Tentare di convertire gli altri è un aspetto ineliminabile di molte denominazioni religiose anche se i metodi di proselitismo sono diversi. Il fatto è che se una organizzazione religiosa vuole sopravvivere deve attrarre sempre nuovi proseliti, altrimenti si estingue. Inoltre, il proselitismo implica che il credente si senta impegnato a fare in modo che anche altri condividano la sua fede perché, a suo avviso, è la scelta migliore che si possa fare nella vita. Il proselitismo, perciò, non va considerato solo come un’azione di tipo utilitaristico perche non è solo questo, è molto di più: è un modo per donare a un altro un bene spirituale che si possiede e che si ritiene di dover condividere per il bene della persona contattata. Ovviamente, cercare di convertire qualcuno non significa costringerlo o usare mezzi illeciti.

 

-In ultimo, cosa mi vuoi dire di un fenomeno che sembra davvero in grande crescita e che, secondo alcuni (forse un po’ “apocalittici”) si stia guadagnando ogni giorno maggiore spazio nel dominio del mondo: il satanismo?

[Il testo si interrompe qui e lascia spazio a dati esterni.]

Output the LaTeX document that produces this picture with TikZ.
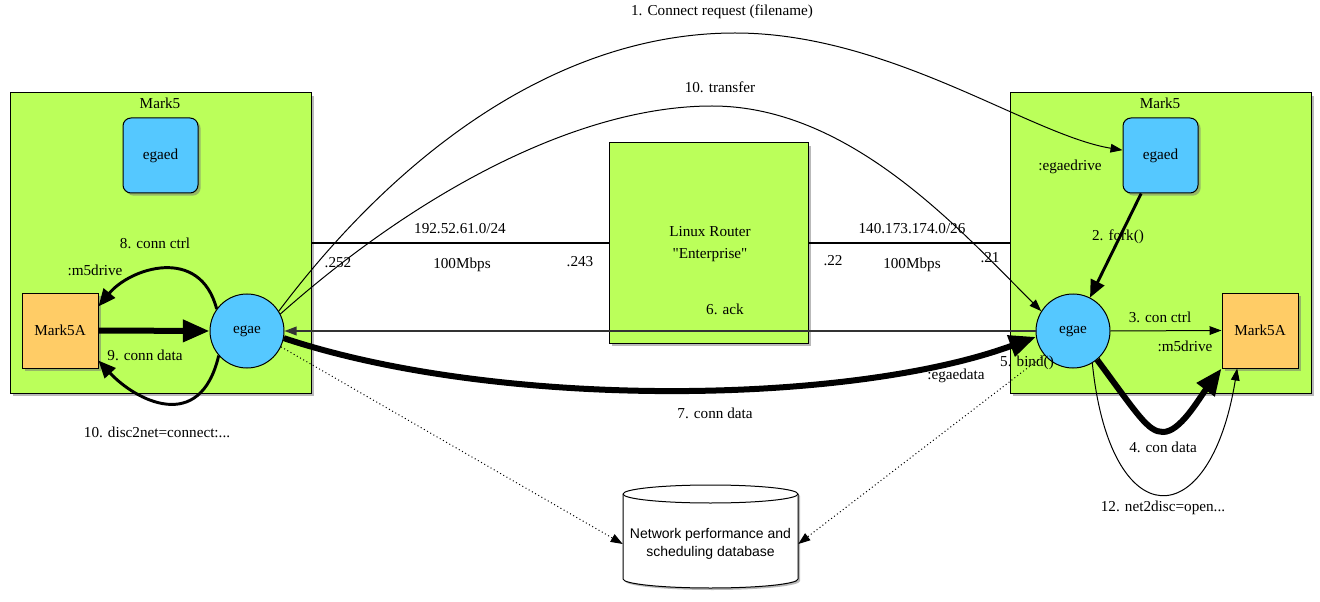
\documentclass[tikz,border=0pt]{standalone}
\usepackage{fontspec}
\setmainfont{Liberation Serif}
\newfontfamily\rawserif{Liberation Serif}[Ligatures=ResetAll]
\newfontfamily\dbfont{Liberation Sans}
\usetikzlibrary{arrows.meta,shadows,calc}
\definecolor{boxgreen}{RGB}{187,255,90}
\definecolor{procblue}{RGB}{85,200,255}
\definecolor{diskorange}{RGB}{255,204,102}
\begin{document}
\begin{tikzpicture}[x=0.75pt,y=-0.75pt,font=\fontsize{11.4}{13}\selectfont,
  shd/.style={drop shadow={shadow xshift=2pt,shadow yshift=-2pt,fill=black!55,opacity=0.5}},
  mkbox/.style={draw,line width=0.75pt,fill=boxgreen,minimum width=225.75pt,minimum height=225pt,inner sep=0pt,shd},
  routerbox/.style={draw,line width=0.75pt,fill=boxgreen,minimum width=149.25pt,minimum height=150pt,inner sep=0pt,shd},
  daemon/.style={draw,line width=0.75pt,fill=procblue,rounded corners=6pt,minimum width=56.25pt,minimum height=56.25pt,inner sep=0pt,shd},
  proc/.style={draw,line width=0.75pt,fill=procblue,circle,minimum size=55.5pt,inner sep=0pt},
  disk/.style={draw,line width=0.75pt,fill=diskorange,minimum width=57pt,minimum height=56.25pt,inner sep=0pt,shd},
  lbl/.style={inner sep=0pt},
  thinarr/.style={line width=0.75pt,-{Triangle[length=9pt,width=6.5pt]}},
  medarr/.style={line width=2.2pt,-{Triangle[length=13pt,width=11pt]}},
  fatarr/.style={line width=4.5pt,-{Triangle[length=20pt,width=16pt]}},
  netline/.style={line width=2.2pt},
  dotarr/.style={line width=0.75pt,dotted,-{Triangle[length=9pt,width=6.5pt]}}
]
\useasboundingbox (0,0) rectangle (1320,602);

% machines
\node[mkbox] (mk5L) at (160.5,243) {};
\node[mkbox] (mk5R) at (1160.5,243) {};
\node[routerbox] (router) at (708.5,243) {};
\node[lbl] (mk5Llbl) at (160,103) {Mark5};
\node[lbl] (mk5Rlbl) at (1160,103) {Mark5};
\node[lbl,align=center] (routerlbl) at (710,244) {Linux Router\\[3pt]{\rawserif"Enterprise"}};

% processes and disks
\node[daemon] (egaedL) at (160.5,155.5) {egaed};
\node[daemon] (egaedR) at (1160.5,155.5) {egaed};
\node[disk] (m5aL) at (60,330.5) {Mark5A};
\node[disk] (m5aR) at (1260,330.5) {Mark5A};
\node[proc] (egaeL) at (247,331) {egae};
\node[proc] (egaeR) at (1073,331) {egae};

% database cylinder
\fill[black!55,opacity=0.5] (625,496) -- (625,581) arc[start angle=180,end angle=0,x radius=87.5,y radius=9] -- (800,496) arc[start angle=0,end angle=-180,x radius=87.5,y radius=9] -- cycle;
\draw[line width=0.75pt,fill=white] (623,494) -- (623,579) arc[start angle=180,end angle=0,x radius=87.5,y radius=9] -- (798,494) arc[start angle=0,end angle=-180,x radius=87.5,y radius=9] -- cycle;
\draw[line width=0.75pt] (623,494) arc[start angle=180,end angle=0,x radius=87.5,y radius=9];
\node[lbl,align=center,font=\dbfont\fontsize{10.5}{13}\selectfont,minimum width=131.25pt] (db) at (710.5,544) {Network performance and\\scheduling database};

% networks
\draw[netline] (mk5L.east) -- (router.west);
\draw[netline] (router.east) -- (mk5R.west);

% left machine local flows
\draw[fatarr] (m5aL.east) -- (egaeL.west);
\draw[medarr] (egaeL.144) .. controls (200,245) and (130,268) .. (m5aL.32);
\draw[medarr] (egaeL.221) .. controls (200,435) and (135,400) .. (m5aL.-38);

% right machine local flows
\draw[medarr] (egaedR.-117) -- (egaeR.63);
\draw[thinarr] (egaeR.east) -- (m5aR.west);
\draw[fatarr] (egaeR.-50) .. controls (1138,415) and (1148,432) .. (1163,432) .. controls (1180,432) and (1198,400) .. (m5aR.south west);
\draw[thinarr] (egaeR.-59) .. controls (1110,537) and (1210,537) .. (m5aR.239);

% wide-area flows
\draw[thinarr] (egaeL.32) .. controls (400,150) and (560,33) .. (735,33) .. controls (890,33) and (1030,135) .. (egaedR.172);
\draw[thinarr] (egaeL.27) .. controls (420,190) and (580,106) .. (712,106) .. controls (850,106) and (960,230) .. (egaeR.148);
\draw[line width=1pt,black!80,-{Triangle[length=9pt,width=6.5pt]}] (egaeR.west) -- (egaeL.east);
\draw[fatarr] (egaeL.-11) .. controls (500,410) and (850,405) .. (egaeR.189);

% database links
\draw[dotarr] (egaeL.-25) -- (db.west);
\draw[dotarr] (egaeR.-140) -- (db.east);

% labels
\node[lbl] (t1) at (722,12) {1. Connect request (filename)};
\node[lbl] (t10) at (720,87) {10. transfer};
\node[lbl] (tegd) at (1070,167) {:egaedrive};
\node[lbl] (t2) at (1118,237) {2. fork()};
\node[lbl] (netL) at (460,229) {192.52.61.0/24};
\node[lbl] (netR) at (912,229) {140.173.174.0/26};
\node[lbl] (a252) at (338,263) {.252};
\node[lbl] (bwL) at (462,265) {100Mbps};
\node[lbl] (a243) at (580,262) {.243};
\node[lbl] (a22) at (833,261) {.22};
\node[lbl] (bwR) at (912,265) {100Mbps};
\node[lbl] (a21) at (990,258) {.21};
\node[lbl] (t8) at (155,243) {8. conn ctrl};
\node[lbl] (m5dL) at (95,270) {:m5drive};
\node[lbl] (t6) at (725,309) {6. ack};
\node[lbl] (t3) at (1160,317) {3. con ctrl};
\node[lbl] (m5dR) at (1185,346) {:m5drive};
\node[lbl] (t9) at (145,355) {9. conn data};
\node[lbl] (t5) at (1027,363) {5. bind()};
\node[lbl] (tegdata) at (956,376) {:egaedata};
\node[lbl] (t7) at (715,413) {7. conn data};
\node[lbl] (t10b) at (157,432) {10. disc2net=connect:...};
\node[lbl] (t4) at (1163,447) {4. con data};
\node[lbl] (t12) at (1163,508) {12. net2disc=open...};
\end{tikzpicture}
\end{document}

L’unico dominio che il satanismo si é guadagnato è quello che gli hanno regalato i media. In effetti, molto spazio viene dato al fenomeno del satanismo dai media perché questo tipo di notizie fa audience. I sociologi e gli esperti sanno che il satanismo è un fenomeno molto limitato nei numeri. Inoltre, esistono diversi tipi di satanismo di cui i media non parlano perchè non fanno notizia. Basta guardare la sezione dedicata  a questi gruppi nell’ Enciclopedia del CESNUR, per capire di cosa stiamo parlando. Diverso è il caso di quei gruppuscoli di giovani che chiamano “satanismo” le loro orgie e le loro attività autolesive, in cui si fa uso di stupefacenti e alcool e talvolta si commettono reati più o meno gravi. Queste forme di devianza giovanile organizzata vengono identifcate come “grupppi satanici” ma si tratta di fenomeni patologici legati alle problematiche di chi vi si aggrega. Questi giovani emarginati e isolati dalla società si identificano con un “satanismo fai da te” che può dare loro una collocazione, seppure deviante, nella società. Pubblicizzare questi fenomeni serve solo a provocare l’imitazione da parte di altri, non serve a prevenire le violenze o i crimini. Per prevenire bisogna agire attraverso la famiglia e  la scuola, con il supporto di specialisti di devianza giovanile. Agli “apocalittici” che affermano che il satanismo “sta guadagnando ogni giorno maggiore spazio nel dominio del mondo” io direi che oggi il dominio del mondo è in mano a chi possiede più denaro, e che è il denaro il “demonio” che governa il mondo.